In this eye-opening study of German prose fiction written between 1660 and 1710, Stephen Rose has unveiled for us a richly detailed, complicated and above all unfamiliar portrait of the musician around the turn of the seventeenth to the eighteenth century. The texts he explicates include novels, stories and treatises by a cluster of musician-writers, chiefly Johann Beer, Johann Kuhnau, Wolfgang Caspar Printz and Daniel Speer, with a backward glance at the father of them all, Hans Jakob Grimmelshausen, and a forward one to the disciplining, classifying work of Johann Mattheson in the first half of the eighteenth century. These texts, and there are many of them, do not easily reveal their deeper meanings or broader significance. Earlier generations of scholars of German baroque literature devoted most of their effort to the difficult work of establishing authorship and dates, and preparing more or less accurate editions of them all. Rose builds well upon this solid foundation, and, without any disrespect to his predecessors, one can say that he has made this body of work comprehensible and attractive to a twenty-first-century audience.
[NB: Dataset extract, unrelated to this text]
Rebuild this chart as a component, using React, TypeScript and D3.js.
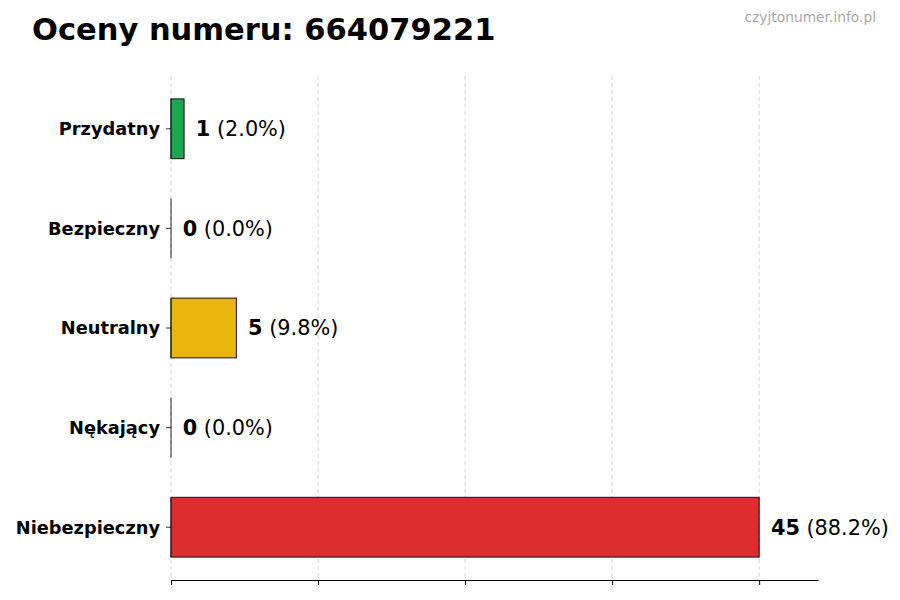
import { useRef, useEffect } from 'react'
import * as d3 from 'd3'

const WIDTH = 900
const HEIGHT = 600

// bottom to top, as matplotlib barh draws them
const categories = ['Niebezpieczny', 'Nękający', 'Neutralny', 'Bezpieczny', 'Przydatny']
const counts = [45, 0, 5, 0, 1]
const colors = ['#dc2626', '#9ca3af', '#eab308', '#9ca3af', '#16a34a']
const xTicks = [0, 11.25, 22.5, 33.75, 45]

const TITLE = 'Oceny numeru: 664079221'
const WATERMARK = 'czyjtonumer.info.pl'
const FONT = '"DejaVu Sans", sans-serif'

export default function App() {
  const svgRef = useRef<SVGSVGElement>(null)

  useEffect(() => {
    if (!svgRef.current) return
    const svg = d3.select(svgRef.current)
    svg.selectAll('*').remove()

    const margin = { top: 76, right: 82, bottom: 20, left: 171 }
    const total = d3.sum(counts)
    const maxVal = d3.max(counts) ?? 1

    const x = d3
      .scaleLinear()
      .domain([0, maxVal * 1.1])
      .range([margin.left, WIDTH - margin.right])
    const y = d3
      .scaleLinear()
      .domain([-0.53, categories.length - 1 + 0.53])
      .range([HEIGHT - margin.bottom, margin.top])
    const barH = y(0) - y(0.6)

    svg
      .append('rect')
      .attr('width', WIDTH)
      .attr('height', HEIGHT)
      .attr('fill', '#ffffff')

    // Title + watermark
    svg
      .append('text')
      .attr('x', 32)
      .attr('y', 40)
      .attr('font-family', FONT)
      .attr('font-weight', 'bold')
      .attr('font-size', 30.5)
      .attr('fill', '#000')
      .text(TITLE)

    svg
      .append('text')
      .attr('x', 876)
      .attr('y', 22)
      .attr('text-anchor', 'end')
      .attr('font-family', FONT)
      .attr('font-size', 13.8)
      .attr('fill', '#aaaaaa')
      .text(WATERMARK)

    // Grid
    svg
      .append('g')
      .selectAll('line')
      .data(xTicks)
      .enter()
      .append('line')
      .attr('x1', (d) => x(d))
      .attr('x2', (d) => x(d))
      .attr('y1', margin.top)
      .attr('y2', HEIGHT - margin.bottom)
      .attr('stroke', '#cccccc')
      .attr('stroke-width', 0.8)
      .attr('stroke-dasharray', '4,3')

    // Bars
    const bars = svg.append('g').selectAll('g').data(counts).enter().append('g')
    bars
      .append('rect')
      .attr('x', x(0))
      .attr('y', (_, i) => y(i) - barH / 2)
      .attr('width', (d) => x(d) - x(0))
      .attr('height', barH)
      .attr('fill', (_, i) => colors[i])
      .attr('fill-opacity', 0.97)
      .attr('stroke', '#111111')
      .attr('stroke-width', 1)
    // left edge stays visible even when a bar has zero width
    bars
      .append('line')
      .attr('x1', x(0))
      .attr('x2', x(0))
      .attr('y1', (_, i) => y(i) - barH / 2)
      .attr('y2', (_, i) => y(i) + barH / 2)
      .attr('stroke', '#222222')
      .attr('stroke-width', 1)

    // Value labels
    const labels = svg
      .append('g')
      .selectAll('text')
      .data(counts)
      .enter()
      .append('text')
      .attr('x', (d) => x(d + maxVal * 0.02))
      .attr('y', (_, i) => y(i))
      .attr('dy', '0.36em')
      .attr('font-family', FONT)
      .attr('font-size', 20.8)
      .attr('fill', '#000')
    labels
      .append('tspan')
      .attr('font-weight', 'bold')
      .text((d) => `${d}`)
    labels
      .append('tspan')
      .text((d) => ` (${((d / total) * 100).toFixed(1)}%)`)

    // Y axis: ticks + labels, no spine
    const yAxis = svg.append('g')
    categories.forEach((cat, i) => {
      yAxis
        .append('line')
        .attr('x1', margin.left - 5)
        .attr('x2', margin.left)
        .attr('y1', y(i))
        .attr('y2', y(i))
        .attr('stroke', '#000')
        .attr('stroke-width', 0.8)
      yAxis
        .append('text')
        .attr('x', margin.left - 11)
        .attr('y', y(i))
        .attr('dy', '0.36em')
        .attr('text-anchor', 'end')
        .attr('font-family', FONT)
        .attr('font-weight', 'bold')
        .attr('font-size', 17.8)
        .attr('fill', '#000')
        .text(cat)
    })

    // X axis: spine + ticks, no labels
    const xAxis = svg
      .append('g')
      .attr('transform', `translate(0,${HEIGHT - margin.bottom})`)
      .call(
        d3
          .axisBottom(x)
          .tickValues(xTicks)
          .tickSize(5)
          .tickSizeOuter(0)
          .tickFormat(() => '')
      )
    xAxis.select('.domain').attr('stroke', '#000').attr('stroke-width', 1.2)
    xAxis.selectAll('.tick line').attr('stroke', '#000').attr('stroke-width', 1)
  }, [])

  return (
    <svg
      ref={svgRef}
      width={WIDTH}
      height={HEIGHT}
      style={{ position: 'absolute', left: 0, top: 0, display: 'block' }}
    />
  )
}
His skill in decoding and contextualizing them is consistently impressive. The thread he traces through all of them – the key, as it were, to his decoding of them – is anxiety, and particularly anxiety about the status of the musician in society.

To be sure, one can overplay the anxiety card, especially since its presence in people of the past can rarely be definitely proven or disproven. That said, early modern musicians had much to be anxious about. Job insecurity characterized every setting in which they worked. Regimes changed, or princes changed their minds and fired the musicians or hired others, especially foreign others. Town-guild structures did not make room for musicians or, if they did, the musicians' guilds proved ineffective in keeping out all manner of intruders and riff-raff, beer fiddlers, hurdy-gurdy players, underemployed court musicians and foreigners (again). The town fathers who employed musicians often had little musical training and only limited interest in maintaining a good musical establishment. If the characteristic attitude of the prince was to wish for the prestige of courtly cosmopolitanism and thus hire Italian musicians, then the characteristic attitude of the town father was to be suspicious of musicians as unsound types, dangerously attuned to the unruly and unmanageable currents of human physicality. Rose does an excellent job of illuminating all this.

He does so partly by mining the secondary literature on the social position of musicians in early modern society and on general attitudes toward the musical arts. But mostly he deduces, and indeed posits, the existence of such job insecurities from the amount of attention paid to issues of status, sensual pleasure and town–court tensions in the literature he studies. There is, to put it otherwise, a bit of the psychologist in Rose, someone who follows the evolutionary psychologists in regarding anxiety as something generated by the human organism to increase vigilance and spur defensive or aggressive action against the source of anxiety. Musicians' anxiety manifested itself in a variety of efforts to raise these issues of the status, place and purpose of music in forms that the key actors in shaping a musician's life – officialdom in all its guises and, to a lesser extent, consumers in a musical marketplace – might read and allow to influence them. In Rose's meticulous and imaginative readings of this body of writing, the form and content of musicians' writings worked together, through a variety of rhetorical and narrative devices, to make a case for the value of music in society.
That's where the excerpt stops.